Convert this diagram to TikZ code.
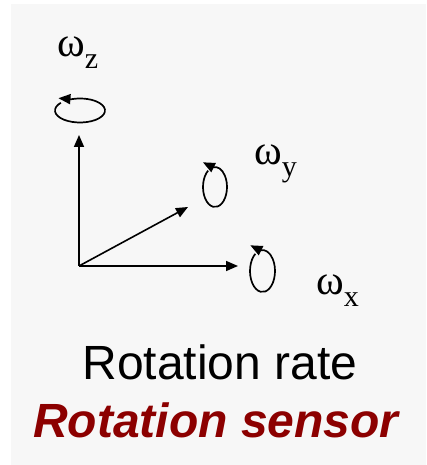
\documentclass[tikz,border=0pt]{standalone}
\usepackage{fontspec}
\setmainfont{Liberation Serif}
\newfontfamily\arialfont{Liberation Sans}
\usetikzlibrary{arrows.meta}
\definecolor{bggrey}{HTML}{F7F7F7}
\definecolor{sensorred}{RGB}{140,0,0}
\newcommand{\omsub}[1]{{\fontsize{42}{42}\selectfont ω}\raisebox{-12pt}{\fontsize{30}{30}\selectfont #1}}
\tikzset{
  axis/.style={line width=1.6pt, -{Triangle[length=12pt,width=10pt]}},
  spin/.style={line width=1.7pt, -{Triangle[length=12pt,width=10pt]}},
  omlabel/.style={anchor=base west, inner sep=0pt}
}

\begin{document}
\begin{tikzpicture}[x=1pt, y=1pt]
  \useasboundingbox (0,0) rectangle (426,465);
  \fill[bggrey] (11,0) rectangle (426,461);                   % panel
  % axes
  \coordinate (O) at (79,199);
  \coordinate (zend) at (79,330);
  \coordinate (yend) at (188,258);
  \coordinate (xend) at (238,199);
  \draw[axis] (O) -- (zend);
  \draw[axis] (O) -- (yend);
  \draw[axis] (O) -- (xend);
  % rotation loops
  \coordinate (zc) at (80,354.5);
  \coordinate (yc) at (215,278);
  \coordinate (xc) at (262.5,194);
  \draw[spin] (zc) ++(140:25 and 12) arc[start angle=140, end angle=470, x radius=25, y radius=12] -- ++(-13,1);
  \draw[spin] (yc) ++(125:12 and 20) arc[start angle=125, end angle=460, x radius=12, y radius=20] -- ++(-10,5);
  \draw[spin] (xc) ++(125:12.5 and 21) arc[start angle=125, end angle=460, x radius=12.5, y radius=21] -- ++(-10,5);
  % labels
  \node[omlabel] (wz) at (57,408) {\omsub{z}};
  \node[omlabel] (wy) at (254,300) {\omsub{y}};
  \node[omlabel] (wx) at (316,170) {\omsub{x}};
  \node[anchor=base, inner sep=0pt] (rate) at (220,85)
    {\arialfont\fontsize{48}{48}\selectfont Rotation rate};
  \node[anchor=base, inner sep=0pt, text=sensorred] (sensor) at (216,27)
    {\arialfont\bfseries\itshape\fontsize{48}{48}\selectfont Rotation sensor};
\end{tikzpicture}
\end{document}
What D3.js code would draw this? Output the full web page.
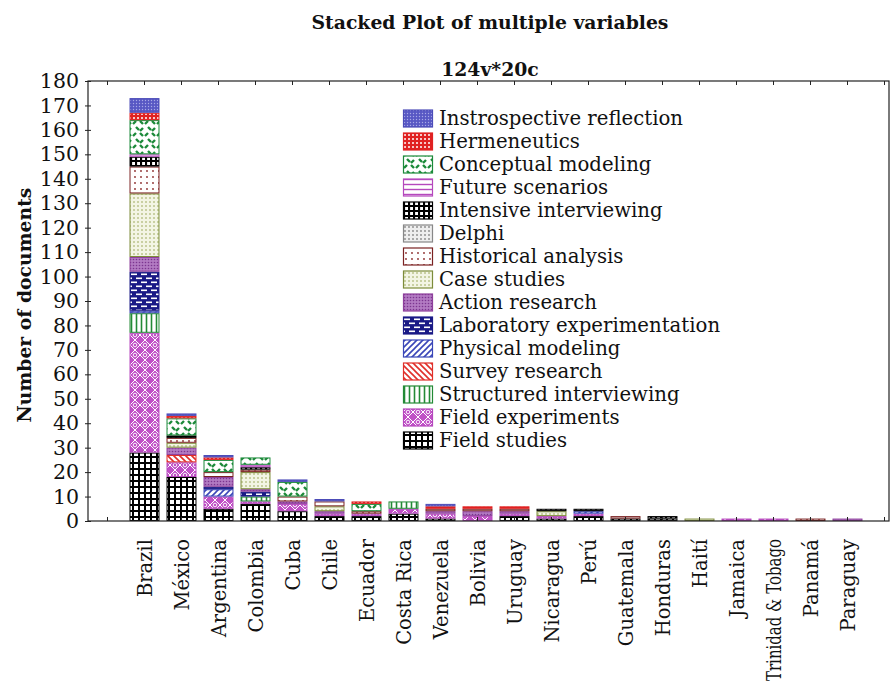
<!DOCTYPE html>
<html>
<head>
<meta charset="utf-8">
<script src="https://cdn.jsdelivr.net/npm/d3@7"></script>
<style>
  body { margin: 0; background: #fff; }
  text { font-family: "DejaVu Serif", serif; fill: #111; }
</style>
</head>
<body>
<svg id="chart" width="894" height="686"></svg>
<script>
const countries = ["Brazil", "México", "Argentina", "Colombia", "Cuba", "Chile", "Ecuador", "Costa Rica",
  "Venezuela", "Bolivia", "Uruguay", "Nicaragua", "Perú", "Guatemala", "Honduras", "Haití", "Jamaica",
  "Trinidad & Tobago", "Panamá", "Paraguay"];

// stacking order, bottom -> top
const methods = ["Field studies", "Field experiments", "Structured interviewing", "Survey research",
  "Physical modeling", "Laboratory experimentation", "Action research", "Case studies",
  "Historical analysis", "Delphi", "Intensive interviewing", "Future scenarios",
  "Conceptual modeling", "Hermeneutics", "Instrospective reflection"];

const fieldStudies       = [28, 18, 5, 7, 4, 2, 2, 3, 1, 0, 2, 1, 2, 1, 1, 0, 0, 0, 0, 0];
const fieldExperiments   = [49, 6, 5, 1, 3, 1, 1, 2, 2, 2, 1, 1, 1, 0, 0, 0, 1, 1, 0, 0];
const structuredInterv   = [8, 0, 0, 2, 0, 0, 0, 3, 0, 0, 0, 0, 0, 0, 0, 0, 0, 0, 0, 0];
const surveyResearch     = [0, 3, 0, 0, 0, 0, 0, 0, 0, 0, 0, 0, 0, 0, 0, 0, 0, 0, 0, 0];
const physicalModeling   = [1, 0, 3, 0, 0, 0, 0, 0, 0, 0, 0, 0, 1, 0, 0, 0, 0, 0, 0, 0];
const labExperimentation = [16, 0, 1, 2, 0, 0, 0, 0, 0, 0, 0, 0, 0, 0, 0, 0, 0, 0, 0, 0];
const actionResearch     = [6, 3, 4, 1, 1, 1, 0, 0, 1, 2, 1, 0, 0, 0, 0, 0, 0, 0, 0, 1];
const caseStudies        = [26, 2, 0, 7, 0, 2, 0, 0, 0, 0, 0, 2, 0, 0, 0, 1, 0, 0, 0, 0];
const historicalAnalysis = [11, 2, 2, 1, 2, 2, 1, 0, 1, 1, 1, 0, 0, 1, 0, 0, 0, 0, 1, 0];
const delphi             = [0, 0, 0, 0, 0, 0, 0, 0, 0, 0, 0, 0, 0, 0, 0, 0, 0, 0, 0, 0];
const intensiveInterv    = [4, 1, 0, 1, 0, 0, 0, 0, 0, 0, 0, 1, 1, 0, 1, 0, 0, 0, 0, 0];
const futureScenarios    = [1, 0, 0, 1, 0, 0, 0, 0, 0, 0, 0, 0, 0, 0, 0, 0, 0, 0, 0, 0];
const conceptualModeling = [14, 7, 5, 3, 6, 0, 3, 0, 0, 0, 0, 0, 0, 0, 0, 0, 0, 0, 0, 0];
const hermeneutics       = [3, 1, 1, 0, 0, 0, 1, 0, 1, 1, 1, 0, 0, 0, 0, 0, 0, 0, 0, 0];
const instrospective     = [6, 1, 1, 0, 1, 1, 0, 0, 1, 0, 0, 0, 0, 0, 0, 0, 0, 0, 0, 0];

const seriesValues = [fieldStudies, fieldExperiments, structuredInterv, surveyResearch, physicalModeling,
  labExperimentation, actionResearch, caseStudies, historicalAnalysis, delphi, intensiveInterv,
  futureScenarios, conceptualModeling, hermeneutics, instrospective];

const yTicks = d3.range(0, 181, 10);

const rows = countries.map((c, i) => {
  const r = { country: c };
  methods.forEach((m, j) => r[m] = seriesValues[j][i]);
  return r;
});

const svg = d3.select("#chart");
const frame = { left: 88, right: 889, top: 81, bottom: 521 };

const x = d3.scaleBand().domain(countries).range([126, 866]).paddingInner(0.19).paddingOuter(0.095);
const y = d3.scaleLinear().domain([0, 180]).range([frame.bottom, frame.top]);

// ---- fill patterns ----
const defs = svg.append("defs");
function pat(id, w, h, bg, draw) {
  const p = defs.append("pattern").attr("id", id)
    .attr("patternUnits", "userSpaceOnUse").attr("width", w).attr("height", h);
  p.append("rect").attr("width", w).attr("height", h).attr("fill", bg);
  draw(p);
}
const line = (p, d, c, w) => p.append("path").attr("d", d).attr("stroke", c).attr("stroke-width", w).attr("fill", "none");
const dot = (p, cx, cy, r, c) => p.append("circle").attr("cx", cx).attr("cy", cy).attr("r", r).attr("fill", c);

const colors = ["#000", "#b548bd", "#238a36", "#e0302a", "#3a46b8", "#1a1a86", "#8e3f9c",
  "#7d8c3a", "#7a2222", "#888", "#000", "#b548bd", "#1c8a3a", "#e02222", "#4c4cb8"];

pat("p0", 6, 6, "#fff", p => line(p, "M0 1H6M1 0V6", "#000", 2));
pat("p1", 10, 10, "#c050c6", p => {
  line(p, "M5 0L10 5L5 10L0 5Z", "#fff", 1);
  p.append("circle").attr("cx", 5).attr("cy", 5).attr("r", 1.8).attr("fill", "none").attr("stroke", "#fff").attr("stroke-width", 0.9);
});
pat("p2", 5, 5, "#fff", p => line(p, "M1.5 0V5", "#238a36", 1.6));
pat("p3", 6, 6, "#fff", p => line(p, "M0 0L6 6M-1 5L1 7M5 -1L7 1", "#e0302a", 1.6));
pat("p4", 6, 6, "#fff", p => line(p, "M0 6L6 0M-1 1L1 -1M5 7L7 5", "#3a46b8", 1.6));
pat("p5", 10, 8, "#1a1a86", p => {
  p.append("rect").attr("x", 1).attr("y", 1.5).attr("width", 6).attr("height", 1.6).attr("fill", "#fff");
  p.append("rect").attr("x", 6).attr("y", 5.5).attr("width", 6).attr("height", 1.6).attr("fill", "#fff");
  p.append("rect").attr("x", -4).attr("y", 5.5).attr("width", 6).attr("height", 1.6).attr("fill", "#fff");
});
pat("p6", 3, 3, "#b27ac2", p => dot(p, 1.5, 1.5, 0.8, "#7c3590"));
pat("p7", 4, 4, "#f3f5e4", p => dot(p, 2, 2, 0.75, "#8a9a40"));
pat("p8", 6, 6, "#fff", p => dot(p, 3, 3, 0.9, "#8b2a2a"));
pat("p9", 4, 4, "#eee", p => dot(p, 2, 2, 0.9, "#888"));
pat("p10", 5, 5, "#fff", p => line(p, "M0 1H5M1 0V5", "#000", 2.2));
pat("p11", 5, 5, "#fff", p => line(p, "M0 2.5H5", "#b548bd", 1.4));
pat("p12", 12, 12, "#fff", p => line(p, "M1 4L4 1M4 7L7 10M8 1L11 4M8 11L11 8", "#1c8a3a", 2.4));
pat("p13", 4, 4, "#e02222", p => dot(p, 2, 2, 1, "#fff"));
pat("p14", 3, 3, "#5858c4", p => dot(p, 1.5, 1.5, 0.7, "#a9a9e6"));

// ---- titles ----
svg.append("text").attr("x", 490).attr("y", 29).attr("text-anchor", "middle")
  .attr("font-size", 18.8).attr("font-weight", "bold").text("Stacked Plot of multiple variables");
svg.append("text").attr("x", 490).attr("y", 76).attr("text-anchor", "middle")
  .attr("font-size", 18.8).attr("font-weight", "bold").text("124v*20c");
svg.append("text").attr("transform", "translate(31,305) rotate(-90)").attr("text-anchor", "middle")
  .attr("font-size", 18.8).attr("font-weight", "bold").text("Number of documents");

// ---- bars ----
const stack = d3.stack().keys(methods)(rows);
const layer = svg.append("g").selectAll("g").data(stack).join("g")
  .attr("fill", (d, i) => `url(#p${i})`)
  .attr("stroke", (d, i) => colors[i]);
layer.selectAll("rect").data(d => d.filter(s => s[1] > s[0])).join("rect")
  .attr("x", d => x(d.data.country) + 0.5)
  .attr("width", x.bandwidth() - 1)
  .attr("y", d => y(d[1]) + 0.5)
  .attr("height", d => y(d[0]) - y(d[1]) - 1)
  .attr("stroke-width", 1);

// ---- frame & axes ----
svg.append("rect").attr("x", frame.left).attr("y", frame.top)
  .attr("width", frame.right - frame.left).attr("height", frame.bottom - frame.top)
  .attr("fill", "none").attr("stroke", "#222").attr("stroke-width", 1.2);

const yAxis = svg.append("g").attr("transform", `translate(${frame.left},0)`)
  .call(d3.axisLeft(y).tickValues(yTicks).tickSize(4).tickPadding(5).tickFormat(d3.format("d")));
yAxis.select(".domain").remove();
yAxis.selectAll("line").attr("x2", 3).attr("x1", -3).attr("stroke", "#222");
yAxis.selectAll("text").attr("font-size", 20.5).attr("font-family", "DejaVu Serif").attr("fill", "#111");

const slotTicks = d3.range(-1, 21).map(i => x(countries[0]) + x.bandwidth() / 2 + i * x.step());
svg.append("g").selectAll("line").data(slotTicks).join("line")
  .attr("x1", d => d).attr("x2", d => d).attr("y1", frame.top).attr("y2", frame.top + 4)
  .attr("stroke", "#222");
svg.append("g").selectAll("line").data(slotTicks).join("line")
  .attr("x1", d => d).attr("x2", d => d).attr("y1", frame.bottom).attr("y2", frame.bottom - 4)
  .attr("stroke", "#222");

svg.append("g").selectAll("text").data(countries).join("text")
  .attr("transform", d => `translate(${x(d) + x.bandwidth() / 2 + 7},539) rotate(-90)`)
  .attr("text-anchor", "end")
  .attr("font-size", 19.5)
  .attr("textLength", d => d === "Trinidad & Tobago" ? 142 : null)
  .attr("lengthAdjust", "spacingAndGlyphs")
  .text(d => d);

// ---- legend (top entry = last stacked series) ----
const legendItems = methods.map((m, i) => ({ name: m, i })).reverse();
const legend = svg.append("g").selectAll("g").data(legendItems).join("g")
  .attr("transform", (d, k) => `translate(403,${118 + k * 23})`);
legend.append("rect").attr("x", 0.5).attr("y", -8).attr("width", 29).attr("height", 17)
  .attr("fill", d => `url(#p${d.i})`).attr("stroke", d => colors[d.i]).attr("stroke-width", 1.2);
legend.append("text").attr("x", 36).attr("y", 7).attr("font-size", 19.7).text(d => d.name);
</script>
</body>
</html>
= = =
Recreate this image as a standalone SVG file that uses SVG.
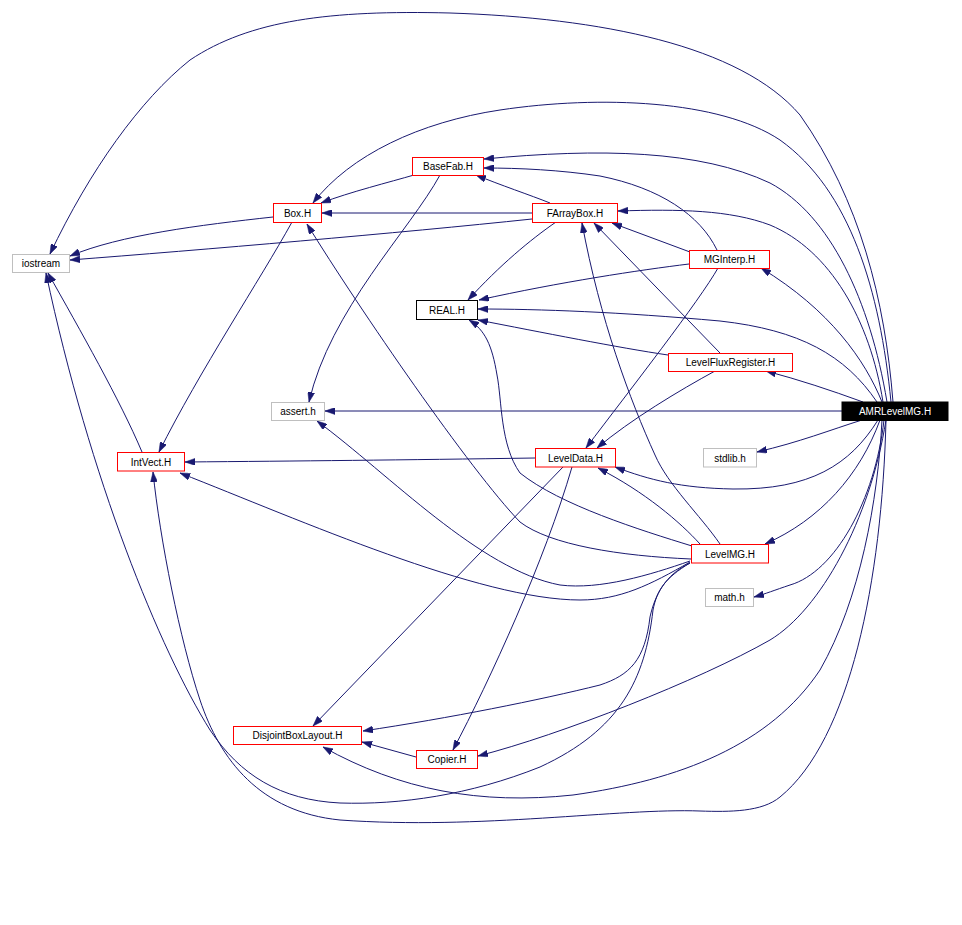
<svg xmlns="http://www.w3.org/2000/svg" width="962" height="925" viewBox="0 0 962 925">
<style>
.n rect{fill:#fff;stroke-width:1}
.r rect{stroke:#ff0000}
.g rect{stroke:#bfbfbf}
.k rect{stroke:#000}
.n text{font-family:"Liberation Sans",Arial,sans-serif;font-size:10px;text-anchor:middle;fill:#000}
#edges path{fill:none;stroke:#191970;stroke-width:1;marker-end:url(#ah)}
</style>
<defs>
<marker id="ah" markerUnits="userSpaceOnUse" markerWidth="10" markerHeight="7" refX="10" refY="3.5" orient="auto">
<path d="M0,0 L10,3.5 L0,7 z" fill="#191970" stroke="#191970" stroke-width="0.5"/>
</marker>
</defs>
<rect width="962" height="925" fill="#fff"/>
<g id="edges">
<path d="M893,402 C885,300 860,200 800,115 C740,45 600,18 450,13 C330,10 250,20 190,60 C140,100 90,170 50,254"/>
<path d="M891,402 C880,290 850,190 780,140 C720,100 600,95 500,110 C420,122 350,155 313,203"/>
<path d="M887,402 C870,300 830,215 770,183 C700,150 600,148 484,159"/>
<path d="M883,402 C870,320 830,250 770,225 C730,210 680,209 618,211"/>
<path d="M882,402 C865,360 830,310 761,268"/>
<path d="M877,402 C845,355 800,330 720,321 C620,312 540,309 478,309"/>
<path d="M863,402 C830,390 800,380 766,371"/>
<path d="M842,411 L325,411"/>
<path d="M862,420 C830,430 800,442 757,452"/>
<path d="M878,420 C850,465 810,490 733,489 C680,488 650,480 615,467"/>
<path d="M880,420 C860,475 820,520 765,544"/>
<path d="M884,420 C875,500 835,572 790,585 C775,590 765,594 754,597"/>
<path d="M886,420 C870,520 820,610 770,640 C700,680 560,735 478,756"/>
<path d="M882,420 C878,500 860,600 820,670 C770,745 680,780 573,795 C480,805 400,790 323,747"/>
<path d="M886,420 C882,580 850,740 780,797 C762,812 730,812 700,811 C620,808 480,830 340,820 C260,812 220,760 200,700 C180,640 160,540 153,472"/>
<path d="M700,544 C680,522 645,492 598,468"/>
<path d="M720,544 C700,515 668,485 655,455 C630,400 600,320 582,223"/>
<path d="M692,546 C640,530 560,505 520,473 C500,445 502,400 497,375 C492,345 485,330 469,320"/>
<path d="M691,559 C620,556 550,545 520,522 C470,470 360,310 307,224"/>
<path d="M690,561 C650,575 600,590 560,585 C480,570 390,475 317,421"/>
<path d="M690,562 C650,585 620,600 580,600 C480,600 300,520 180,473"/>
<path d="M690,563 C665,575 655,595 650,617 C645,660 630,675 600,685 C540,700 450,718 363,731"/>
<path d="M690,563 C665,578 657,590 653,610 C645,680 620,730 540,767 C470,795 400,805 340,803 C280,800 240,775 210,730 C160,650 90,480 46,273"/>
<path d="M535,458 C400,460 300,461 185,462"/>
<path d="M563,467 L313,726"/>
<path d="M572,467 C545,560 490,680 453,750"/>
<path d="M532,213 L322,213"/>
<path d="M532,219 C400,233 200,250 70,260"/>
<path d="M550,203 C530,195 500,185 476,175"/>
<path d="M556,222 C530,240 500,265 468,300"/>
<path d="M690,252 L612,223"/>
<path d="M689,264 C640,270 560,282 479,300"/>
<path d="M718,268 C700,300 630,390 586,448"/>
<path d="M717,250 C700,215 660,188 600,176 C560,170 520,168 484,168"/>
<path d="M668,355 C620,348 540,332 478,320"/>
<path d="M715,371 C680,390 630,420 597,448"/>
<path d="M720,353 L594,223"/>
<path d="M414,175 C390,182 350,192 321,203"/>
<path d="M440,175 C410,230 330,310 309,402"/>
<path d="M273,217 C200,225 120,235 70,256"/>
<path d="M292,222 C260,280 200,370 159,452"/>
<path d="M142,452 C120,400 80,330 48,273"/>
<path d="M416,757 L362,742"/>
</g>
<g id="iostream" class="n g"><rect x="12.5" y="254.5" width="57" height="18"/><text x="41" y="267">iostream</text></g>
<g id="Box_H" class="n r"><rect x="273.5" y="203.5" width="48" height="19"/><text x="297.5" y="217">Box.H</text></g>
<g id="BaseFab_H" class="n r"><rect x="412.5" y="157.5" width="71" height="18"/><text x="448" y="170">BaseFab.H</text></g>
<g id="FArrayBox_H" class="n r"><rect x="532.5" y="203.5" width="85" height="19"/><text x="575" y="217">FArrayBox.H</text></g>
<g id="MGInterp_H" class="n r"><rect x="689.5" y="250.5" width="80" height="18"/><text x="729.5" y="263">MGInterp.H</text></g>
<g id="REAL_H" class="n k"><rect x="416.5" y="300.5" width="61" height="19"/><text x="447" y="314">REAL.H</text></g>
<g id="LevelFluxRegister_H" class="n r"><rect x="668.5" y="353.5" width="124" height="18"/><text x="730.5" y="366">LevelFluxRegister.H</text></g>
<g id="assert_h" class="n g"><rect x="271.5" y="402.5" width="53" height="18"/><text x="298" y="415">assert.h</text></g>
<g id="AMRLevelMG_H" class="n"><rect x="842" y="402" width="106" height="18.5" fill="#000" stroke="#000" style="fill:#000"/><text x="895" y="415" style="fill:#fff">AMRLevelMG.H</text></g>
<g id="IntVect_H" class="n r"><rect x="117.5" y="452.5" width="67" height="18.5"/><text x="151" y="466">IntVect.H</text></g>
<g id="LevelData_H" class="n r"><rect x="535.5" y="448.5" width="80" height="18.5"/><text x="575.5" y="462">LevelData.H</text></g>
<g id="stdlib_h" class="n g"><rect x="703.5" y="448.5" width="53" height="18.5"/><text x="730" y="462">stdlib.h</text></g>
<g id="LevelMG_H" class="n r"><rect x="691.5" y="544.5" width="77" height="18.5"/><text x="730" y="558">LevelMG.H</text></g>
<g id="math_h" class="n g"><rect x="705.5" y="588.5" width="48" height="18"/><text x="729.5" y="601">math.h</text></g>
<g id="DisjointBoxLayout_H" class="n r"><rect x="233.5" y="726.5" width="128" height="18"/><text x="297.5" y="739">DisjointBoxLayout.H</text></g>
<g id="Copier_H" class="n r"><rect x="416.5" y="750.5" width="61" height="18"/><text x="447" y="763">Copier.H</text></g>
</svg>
= = =
* [WORK TO BE COMPLETED] All lines above with "code" in them should be returned.

* [SOLUTION TO THIS PROBLEM]
Convert this diagram to TikZ code.
What D3.js code would draw this? Output the full web page.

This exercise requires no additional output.